In Ahhrensburg gilt Dima als der Publikumsliebling

Dmytro Asieiev (l.) spielt in Ahrensburg mit Oleksii Dehtiarov zusammen, der in Odessa zeitweise im Bunker festsitzt.
Dmytro Asieiev (l.) spielt in Ahrensburg mit Oleksii Dehtiarov zusammen, der in Odessa zeitweise im Bunker festsitzt. © Unbekannt | Privat

Seit sieben Jahren spielt Asieiev in Deutschland Tischtennis. Zunächst in Dresden, mittlerweile in Ahrensburg, wohin er auch Oleksii Dehtiarov vermittelt hat. Mit Sponsorenhilfe übernimmt der Verein die Kosten für Reisen und Spesen. „Beide sind absolut zuverlässige Spieler“, sagt Erhard Mindermann, Funktionär in der Tischtennis-Abteilung des SSC Hagen. Bei den Kindern im Verein sei Dima sehr beliebt. „Es macht ihm sichtlich Spaß, und er ist sich nicht zu schade, auch Anfänger zu trainieren.“

Dima gilt als Publikumsliebling in Ahrensburg. Wegen seiner leidenschaftlichen Spielweise, seiner Disziplin und wegen seines fröhlichen Auftretens. Der Verein will ihm helfen. Mitglieder haben sich erkundigt, was sie tun können. Man hofft, dem Profi weitere Trainingsjobs bei umliegenden Clubs zu vermitteln.

Die Mutter hat ihm verboten, in die Heimat zu kommen

Er sei natürlich froh, jetzt in Deutschland zu sein und nicht im Kriegsgebiet, sagt Dima. Zwischendurch verspüre er aber auch den Drang, seine Familie zu beschützen. Vor Ort. Mit einem tiefschwarzen Klecks Humor hat seine Mutter klargestellt, was sie von dieser Idee hält: „Sie hat gesagt, wenn ich jetzt nach Charkiw kommen sollte, wird sie mich erschießen.“ Dima lacht.

Von einem Augenblick auf den anderen ändert sich der Gesichtsausdruck des 25-Jährigen von besorgt zu verschmitzt, von freundlich zu erschüttert. Mal erzählt er konzentriert von der Lage in seiner Heimat. Der bekennende Pazifist scheint alles über Schusswaffen, Bomben und Panzer zu wissen. Dann wirkt er plötzlich wieder abwesend, fahrig. Die Angst und der Schlafmangel hinterlassen Spuren.

Er fuhr mal 96 Stunden Bus, um für den SSC zu spielen

Wenn er schon nicht in die Ukraine kann, will Dima wenigstens in Deutschland tun, was er tun kann. „Alle sollen wissen, was passiert und wie es uns geht“, sagt er. „Niemand in der Ukraine will diesen Krieg.

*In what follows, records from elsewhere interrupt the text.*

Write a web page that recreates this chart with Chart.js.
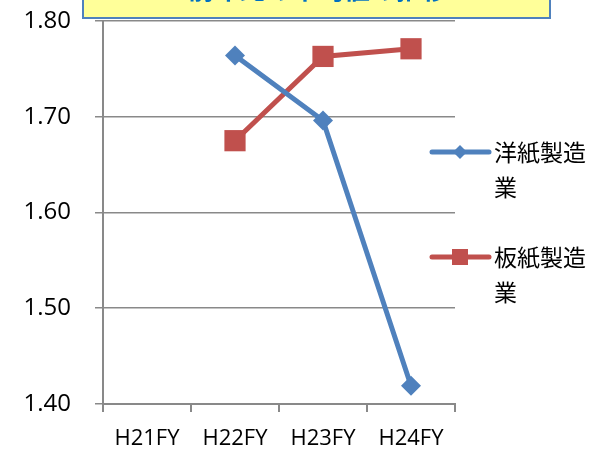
<!DOCTYPE html>
<html>
<head>
<meta charset="utf-8">
<script src="https://cdn.jsdelivr.net/npm/chart.js@4/dist/chart.umd.min.js"></script>
<style>
  body { margin: 0; background: #fff; }
  #wrap { width: 596px; height: 449px; }
</style>
</head>
<body>
<div id="wrap"><canvas id="chart"></canvas></div>
<script>
let years = ['H21FY', 'H22FY', 'H23FY', 'H24FY'];
let yoshi = [null, 1.764, 1.696, 1.419];
let itagami = [null, 1.675, 1.763, 1.771];
let yTicks = [1.40, 1.50, 1.60, 1.70, 1.80];
let seriesNames = [['洋紙製造', '業'], ['板紙製造', '業']];
let titleText = '前年比の平均値の推移';

const blue = '#4F81BD';
const red = '#C0504D';
const grey = '#898989';

// title box cut by the top edge, and the wrapped legend on the right
const decor = {
    id: 'decor',
    afterDraw(chart) {
        let ctx = chart.ctx;
        ctx.save();
        ctx.fillStyle = '#FFFF99';
        ctx.fillRect(83, -5, 467, 23);
        ctx.strokeStyle = blue;
        ctx.lineWidth = 2;
        ctx.strokeRect(83, -5, 467, 23);
        ctx.fillStyle = '#0070C0';
        ctx.font = 'bold 26px "Noto Sans CJK JP"';
        ctx.textAlign = 'center';
        ctx.textBaseline = 'alphabetic';
        ctx.fillText(titleText, 318, -1);

        let rows = [{ y: 152, color: blue, shape: 'diamond' }, { y: 257, color: red, shape: 'square' }];
        rows.forEach((r, i) => {
            ctx.strokeStyle = r.color;
            ctx.lineWidth = 5;
            ctx.lineCap = 'round';
            ctx.beginPath();
            ctx.moveTo(432, r.y);
            ctx.lineTo(489, r.y);
            ctx.stroke();
            ctx.fillStyle = r.color;
            if (r.shape === 'diamond') {
                ctx.beginPath();
                ctx.moveTo(460, r.y - 7);
                ctx.lineTo(467, r.y);
                ctx.lineTo(460, r.y + 7);
                ctx.lineTo(453, r.y);
                ctx.closePath();
                ctx.fill();
            } else {
                ctx.fillRect(452, r.y - 8, 16, 16);
            }
            ctx.fillStyle = '#000';
            ctx.font = '23px "Noto Sans CJK JP"';
            ctx.textAlign = 'left';
            ctx.textBaseline = 'middle';
            ctx.fillText(seriesNames[i][0], 494, r.y);
            ctx.fillText(seriesNames[i][1], 494, r.y + 35);
        });
        ctx.restore();
    }
};

let canvas = document.getElementById('chart');
let config = {
    type: 'line',
    data: {
        labels: years,
        datasets: [{
            label: seriesNames[0].join(''),
            data: yoshi,
            borderColor: blue,
            backgroundColor: blue,
            borderWidth: 5,
            pointStyle: 'rectRot',
            pointRadius: 10,
            pointHoverRadius: 10,
            pointBorderWidth: 0
        }, {
            label: seriesNames[1].join(''),
            data: itagami,
            borderColor: red,
            backgroundColor: red,
            borderWidth: 5,
            pointStyle: 'rect',
            pointRadius: 15,
            pointHoverRadius: 15,
            pointBorderWidth: 0
        }]
    },
    options: {
        responsive: true,
        maintainAspectRatio: false,
        animation: false,
        layout: { padding: { top: 21, right: 141, left: 0, bottom: 0 } },
        plugins: {
            legend: { display: false },
            tooltip: { enabled: false }
        },
        scales: {
            x: {
                offset: true,
                grid: { display: true, drawOnChartArea: false, drawTicks: true, tickLength: 8, color: grey, lineWidth: 2, offset: true },
                border: { color: grey, width: 2 },
                ticks: { color: '#000', font: { family: 'Open Sans', size: 22 }, padding: 14, maxRotation: 0 },
                afterFit(scale) {
                    scale.height = 45;
                    scale.paddingLeft = 0;
                    scale.paddingRight = 0;
                }
            },
            y: {
                min: 1.40,
                max: 1.80,
                afterBuildTicks(scale) { scale.ticks = yTicks.map(v => ({ value: v })); },
                grid: { color: grey, lineWidth: 1.5, tickLength: 8 },
                border: { color: grey, width: 2 },
                ticks: {
                    color: '#000',
                    font: { family: 'Open Sans', size: 24 },
                    padding: 24,
                    callback: v => v.toFixed(2)
                },
                afterFit(scale) {
                    scale.width = 103;
                    scale.paddingTop = 0;
                    scale.paddingBottom = 0;
                }
            }
        }
    },
    plugins: [decor]
};

let chart = new Chart(canvas, config);
</script>
</body>
</html>
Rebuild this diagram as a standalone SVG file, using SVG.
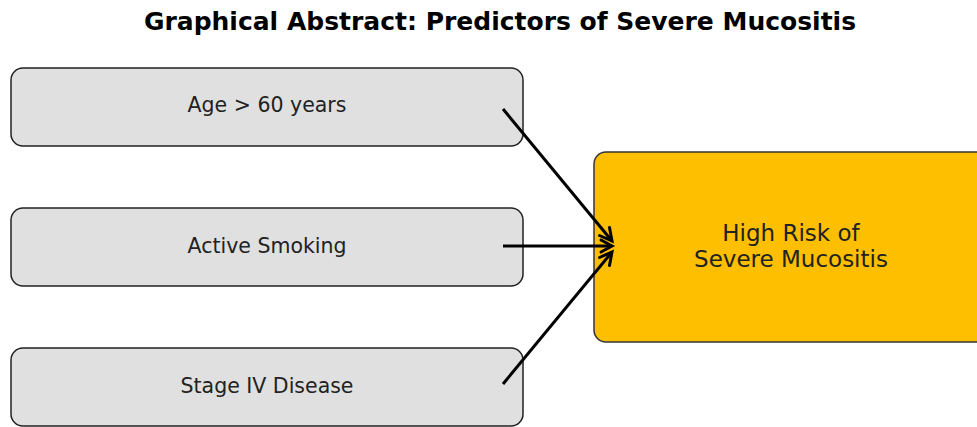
<svg xmlns="http://www.w3.org/2000/svg" width="977" height="427" viewBox="0 0 977 427">
<style>
.box{fill:#e0e0e0;stroke:#222;stroke-width:1.5}
.risk{fill:#fdbf00;stroke:#333;stroke-width:1.5}
.lbl{font-family:"DejaVu Sans",sans-serif;font-size:20.5px;fill:#222;text-anchor:middle}
.big{font-family:"DejaVu Sans",sans-serif;font-size:23px;fill:#222;text-anchor:middle}
.title{font-family:"DejaVu Sans",sans-serif;font-size:25px;font-weight:bold;fill:#000;text-anchor:middle}
.con{stroke:#000;stroke-width:3;fill:none}
.head{stroke:#000;stroke-width:3;fill:none;stroke-linecap:round}
</style>
<rect width="977" height="427" fill="#fff"/>
<text class="title" x="500" y="30">Graphical Abstract: Predictors of Severe Mucositis</text>
<g id="age"><rect class="box" x="11" y="68" width="512" height="78" rx="12"/><text class="lbl" x="267" y="112">Age &gt; 60 years</text></g>
<g id="smoking"><rect class="box" x="11" y="208" width="512" height="78" rx="12"/><text class="lbl" x="267" y="253">Active Smoking</text></g>
<g id="stage"><rect class="box" x="11" y="348" width="512" height="78" rx="12"/><text class="lbl" x="267" y="393">Stage IV Disease</text></g>
<g id="risk"><rect class="risk" x="594" y="152" width="395" height="190" rx="12"/><text class="big" x="791" y="241">High Risk of</text><text class="big" x="791" y="267">Severe Mucositis</text></g>
<g id="connectors">
<line class="con" x1="503" y1="109" x2="612" y2="241"/>
<path class="head" d="M599.5,235.5 L612,241 L609.5,227.5"/>
<line class="con" x1="503" y1="246" x2="612" y2="246"/>
<path class="head" d="M601,240 L612,246 L601,252"/>
<line class="con" x1="503" y1="384" x2="612" y2="252"/>
<path class="head" d="M609.5,265.5 L612,252 L599.5,257.5"/>
</g>
</svg>
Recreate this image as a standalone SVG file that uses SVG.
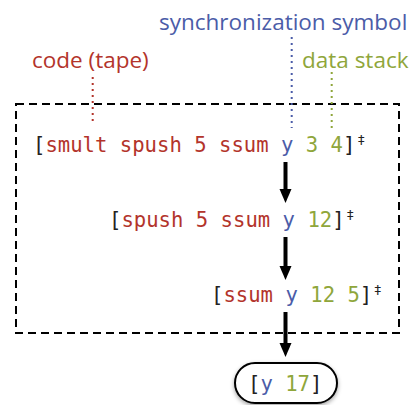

Putin zerstört unsere Städte und unser Leben. Er zerstört das Leben meiner Mutter, die vorher noch nie jemanden hat sterben sehen. Er zerstört das Leben meines Vaters. Er zerstört mein Leben und meine ganze Welt. Es sterben unglaublich viele Zivilisten. Kinder, Großeltern. Im 21. Jahrhundert, mitten in Europa. Es ist verrückt.“

Dieses Wochenende steht Dima trotz allem wieder an der Tischtennisplatte. In den vergangenen Jahren hat er keine Mühen gescheut, bei den Ahrensburger Spielen dabei zu sein. Als einmal sein Flug gestrichen wurde, setzte er sich in den Bus – 96 Stunden lang.

„Ich werde für alle Ukrainer spielen“, sagt er. „Und wenn ich spiele, kann ich hoffentlich für einen Moment alles vergessen.“ Dann atmet Dmytro Asieiev tief durch. „Ich muss jetzt meine Mutter anrufen.“

Zwei Heimspiele

Der SSC Hagen Ahrensburg tritt am Sonnabend, 5. März, um 15 Uhr gegen Germania Schnelsen an. Am Sonntag, 6. März, ist ab 12 Uhr die SG Geltow zu Gast. Gespielt wird in der Turnhalle der Grundschule am Hagen (Dänenweg 13). Zuschauer sind an beiden Tagen erwünscht.